2. If they were in possession of such weapons why didn’t they just annihilate all allied aircraft and thus win the war?
3. If they did develop this technology then why aren’t we using flying saucer to travel from New York to Los Angeles today in minutes rather than hours? What’s more, why haven’t we developed the “ultimate weapon” and destroyed all hostile nations at our own whim?
There are others which beg to be asked but these stand as foremost in the pile. I would also have to insist upon the basic tenet of scientific inquiry which is that, “Extraordinary claims require extraordinary evidence”, and having said that, a mere few frames of film footage is nowhere near approaching that, especially when the explanation is so painfully obvious that to reach the same conclusion one would have to jump across an intellectual chasm as big as the Grand Canyon to miss all the more probable explanations to arrive at the one professed as the “unequivocal” one.
In fact, later in the day he and others did engage in conversation about is there extraterrestrial intelligence in the universe. To them (and especially to him) the likelihood of other civilizations in the universe is the same thing as “believing in UFO’s”. I had to not only disagree but clarify that these are actually two totally different propositions. One is could there be other civilizations besides our own in the vastness of space. This took on the characteristics of a theological discussion because the names and quotations of Billy Graham and other religious figures were raised to indicate that they likewise believed that there are other “people” elsewhere in the universe”. Firstly it needs to be recognized that the conversation immediately drifted away from a scientific one to a religious nature. Having said that I add that my input was that it is one thing to say that you accept the possibility for other races to have developed in other solar systems, and it is quite a different discussion as to whether or not you think those intelligence have visited Earth. I posited that I indeed hope they never find us because the lesson of history is that whenever one race find another and one is exceptionally more advanced that the other the lesser advanced one always ends up on the short end of the deal. But the big point I make here is that the distinction between these two propositions was totally lost on the others in the conversation and could not grasp how I could accept on and not the other. In summary, it was a matter of a religious nature and not science and they were completely unable to comprehend the difference, which further illustrates my point about how big a problem the need to believe is.
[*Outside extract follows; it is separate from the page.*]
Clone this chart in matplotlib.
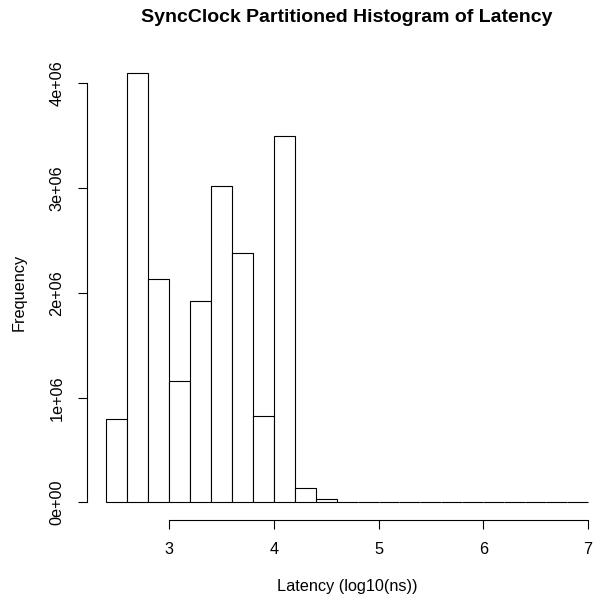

The answer and conclusion to all of this is that many people just can not bear reality and daily life as it is so they go about in search of fantastic explanations, most of which can not be scrutinized and as such will remain unchallenged. So they have for the most part found a safe place for their minds to dwell. Still others have a need for such “conspiracy theories” because they have to quench another need to constantly be in search of enemies, grievances, people or groups to blame the world’s ill upon, and to essentially feed their own prejudices with a methodology that on some level they find can’t be challenged. They will dismiss people like me as part of the conspiracy or just willing to be blinded by the conspiracy which seeks to educated the masses about the truth that this or that is being withheld from us by some evil force. This is what is known as a complex for having to feel that they possess “special knowledge” which places them on a pedestal and affords them a sense of “specialness” that they can find no where else.
So to close out this chapter on this sad but amazing subject, this is all evidencial as well as indicative of how deeply people can delude themselves and thus how deeply ingrained the “need to believe” is in many.